Regarding ' The Electric field inside a non conducting shell '

[Uday]

Homework Statement

There is a Uniformly charged Non conducting Spherical shell along with a point charge external to the shell . they make up an isolated system . Find the electric field inside the shell .

Homework Equations

The Attempt at a Solution

Actually using superposition principle we obtain that the field is actually non zero . But in order to calculate the electric field inside the shell if i use gauss law by considering a gaussian surface inside the shell ... there will be no charge enclosed in it so by gauss law the flux is zero . since in that case ∫E.da = E∫da which is equal to zero . Since ∫da is non zero E must be zero ...
I guess there is some fault with this but I am unable to find it out . So please can u help me .
And thanks for sparing ur valuable time to read this .

 

[haruspex]

∫E.da = E∫da

That will not be true in general. Is anything known about the shape of the shell?

 

[Uday]

That will not be true in general. Is anything known about the shape of the shell?

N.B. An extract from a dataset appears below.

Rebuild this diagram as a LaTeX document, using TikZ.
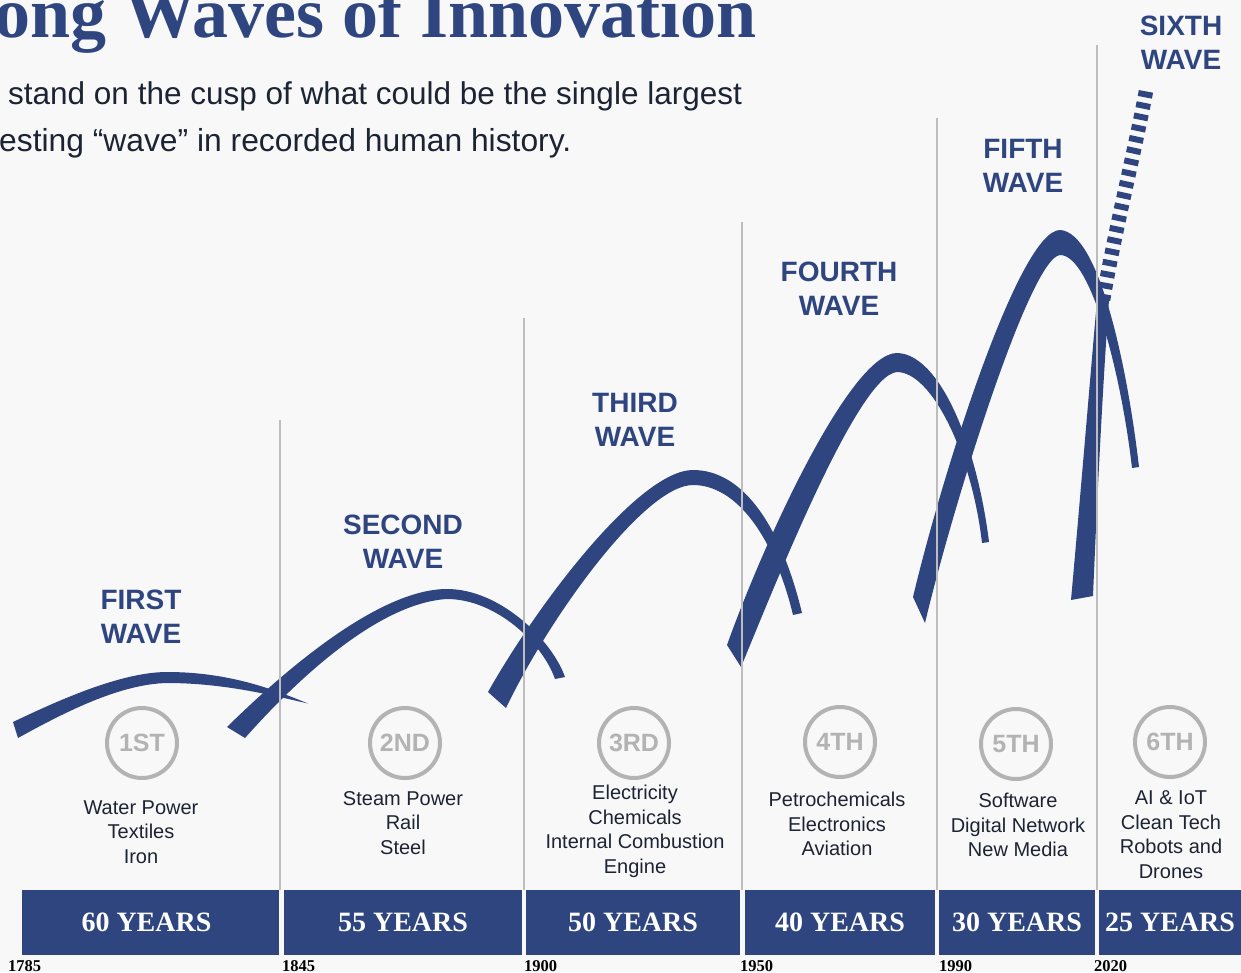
\documentclass[tikz,border=0pt]{standalone}
\usepackage{fontspec}
\setmainfont{Liberation Serif}
\newfontfamily\sansf{Liberation Sans}
\definecolor{navy}{HTML}{2E4580}
\definecolor{bgc}{HTML}{F8F8F9}
\definecolor{ink}{HTML}{1C2333}
\definecolor{ringgray}{HTML}{B3B3B3}
\definecolor{vline}{HTML}{BDBDBD}
\tikzset{
  wavefill/.style={fill=navy},
  divider/.style={draw=vline, line width=1.5pt},
  bar/.style={fill=navy, inner sep=0, text=white, font=\fontsize{28}{28}\selectfont\bfseries},
  yearlbl/.style={anchor=base west, inner sep=0, text=black, font=\fontsize{16.5}{16.5}\selectfont\bfseries},
  wavelbl/.style={align=center, inner sep=0, text=navy, font=\sansf\fontsize{28}{34}\selectfont\bfseries},
  ring/.style={circle, draw=ringgray, line width=4pt, minimum size=70pt, inner sep=0, text=ringgray, font=\sansf\fontsize{25}{25}\selectfont\bfseries},
  desc/.style={align=center, inner sep=0, text=ink, font=\sansf\fontsize{20}{24.5}\selectfont},
}
\begin{document}
\begin{tikzpicture}[x=1pt,y=-1pt]
\useasboundingbox (0,0) rectangle (1241,972);
\clip (0,0) rectangle (1241,972);
\fill[bgc] (0,0) rectangle (1241,972);

% title and subtitle
\node[anchor=base west, inner sep=0, text=navy, font=\fontsize{72}{72}\selectfont\bfseries] (title) at (-6,37) {ong Waves of Innovation};
\node[anchor=base west, inner sep=0, text=ink, font=\sansf\fontsize{31.5}{40}\selectfont] (sub1) at (8,104) {stand on the cusp of what could be the single largest};
\node[anchor=base west, inner sep=0, text=ink, font=\sansf\fontsize{31.8}{40}\selectfont] (sub2) at (-1,151) {esting “wave” in recorded human history.};

% waves (outer edge out, inner edge back)
\fill[wavefill] (13,722) .. controls (55,702) and (120,672) .. (167,672)
  .. controls (230,672) and (275,690) .. (308,703.5)
  .. controls (275,696) and (225,683) .. (167,683)
  .. controls (120,684) and (65,712) .. (18,738) -- cycle;
\fill[wavefill] (227,727) .. controls (287,668) and (380,589) .. (447,589)
  .. controls (500,589) and (552,640) .. (565,677)
  -- (555,679) .. controls (542,642) and (495,599) .. (447,599)
  .. controls (380,603) and (300,676) .. (245,738) -- cycle;
\fill[wavefill] (488,692) .. controls (540,600) and (640,470) .. (693,470)
  .. controls (745,470) and (782,530) .. (802,613)
  -- (793,615) .. controls (775,540) and (738,485) .. (693,485)
  .. controls (645,485) and (550,616) .. (506,708) -- cycle;
\fill[wavefill] (727,645) .. controls (763,544) and (850,353) .. (897,353)
  .. controls (940,354) and (977,445) .. (989,542)
  -- (982,543) .. controls (972,455) and (932,372) .. (897,372)
  .. controls (858,375) and (775,585) .. (741,667) -- cycle;
\fill[wavefill] (913,597) .. controls (944,467) and (1020,230) .. (1060,230)
  .. controls (1100,232) and (1128,372) .. (1139,467)
  -- (1132,468) .. controls (1122,380) and (1092,255) .. (1060,255)
  .. controls (1030,258) and (953,505) .. (925,623) -- cycle;
\fill[wavefill] (1071,600) .. controls (1080,500) and (1090,380) .. (1097,300)
  -- (1109,300) .. controls (1103,380) and (1097,500) .. (1093,596) -- cycle;
\coordinate (s6a) at (1103,300);
\coordinate (s6b) at (1146,91);
\draw[navy, line width=14.5pt, dash pattern=on 6pt off 5.5pt] (s6a) .. controls (1115,230) and (1135,150) .. (s6b);

% dividers
\coordinate (d1t) at (280,420); \coordinate (d1b) at (280,890);
\coordinate (d2t) at (524,318); \coordinate (d2b) at (524,890);
\coordinate (d3t) at (742,222); \coordinate (d3b) at (742,890);
\coordinate (d4t) at (937,118); \coordinate (d4b) at (937,890);
\coordinate (d5t) at (1097,45); \coordinate (d5b) at (1097,890);
\foreach \d in {1,...,5} \draw[divider] (d\d t) -- (d\d b);

% wave labels
\node[wavelbl] (w1) at (141,617) {FIRST\\WAVE};
\node[wavelbl] (w2) at (403,542) {SECOND\\WAVE};
\node[wavelbl] (w3) at (635,420) {THIRD\\WAVE};
\node[wavelbl] (w4) at (839,289) {FOURTH\\WAVE};
\node[wavelbl] (w5) at (1023,166) {FIFTH\\WAVE};
\node[wavelbl] (w6) at (1181,42.5) {SIXTH\\WAVE};

% rings
\node[ring] (r1) at (142,743) {1ST};
\node[ring] (r2) at (405,743) {2ND};
\node[ring] (r3) at (634,743) {3RD};
\node[ring] (r4) at (840,742) {4TH};
\node[ring] (r5) at (1016,744) {5TH};
\node[ring] (r6) at (1170,742) {6TH};

% descriptions
\node[desc] (t1) at (141,832) {Water Power\\Textiles\\Iron};
\node[desc] (t2) at (403,823) {Steam Power\\Rail\\Steel};
\node[desc] (t3) at (635,831.5) {Electricity\\Chemicals\\Internal Combustion\\Engine};
\node[desc] (t4) at (837,824) {Petrochemicals\\Electronics\\Aviation};
\node[desc] (t5) at (1018,825) {Software\\Digital Network\\New Media};
\node[desc] (t6) at (1171,834.5) {AI \& IoT\\Clean Tech\\Robots and\\Drones};

% bars
\node[bar, minimum width=257pt, minimum height=65pt] (b1) at (150.5,922.5) {\makebox[0pt]{\hspace*{-8pt}60 YEARS}};
\node[bar, minimum width=238pt, minimum height=65pt] (b2) at (403,922.5) {55 YEARS};
\node[bar, minimum width=214pt, minimum height=65pt] (b3) at (633,922.5) {50 YEARS};
\node[bar, minimum width=190pt, minimum height=65pt] (b4) at (840,922.5) {40 YEARS};
\node[bar, minimum width=156pt, minimum height=65pt] (b5) at (1017,922.5) {30 YEARS};
\node[bar, minimum width=142pt, minimum height=65pt] (b6) at (1170,922.5) {25 YEARS};

% years
\node[yearlbl] (y1) at (8,971) {1785};
\node[yearlbl] (y2) at (282,971) {1845};
\node[yearlbl] (y3) at (524,971) {1900};
\node[yearlbl] (y4) at (740,971) {1950};
\node[yearlbl] (y5) at (939,971) {1990};
\node[yearlbl] (y6) at (1094,971) {2020};
\end{tikzpicture}
\end{document}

Im sorry that's a spherical shell
and i have edited my question .

 

[Tanya Sharma]

Hello Uday

Actually using superposition principle we obtain that the field is actually non zero . But in order to calculate the electric field inside the shell if i use gauss law by considering a gaussian surface inside the shell ... there will be no charge enclosed in it so by gauss law the flux is zero . since in that case ∫E.da = E∫da which is equal to zero . Since ∫da is non zero E must be zero ...
I guess there is some fault with this but I am unable to find it out . So please can u help me .
And thanks for sparing ur valuable time to read this .

I think the problem lies in concluding that if the flux across the gaussian spherical surface is zero ,then the electric field is zero .

What is your reasoning behind moving E out of the integral ∫E.ds ?

 

[Uday]

Ya ... that's ryt E isn't constant ...

 

[haruspex]

Im sorry that's a spherical shell
and i have edited my question .

OK, so forget the point charge for the moment. What field does a uniformly charged spherical shell generate inside itself?
Hint: when considering a Gaussian shell placed concentrically inside it, think about the symmetry.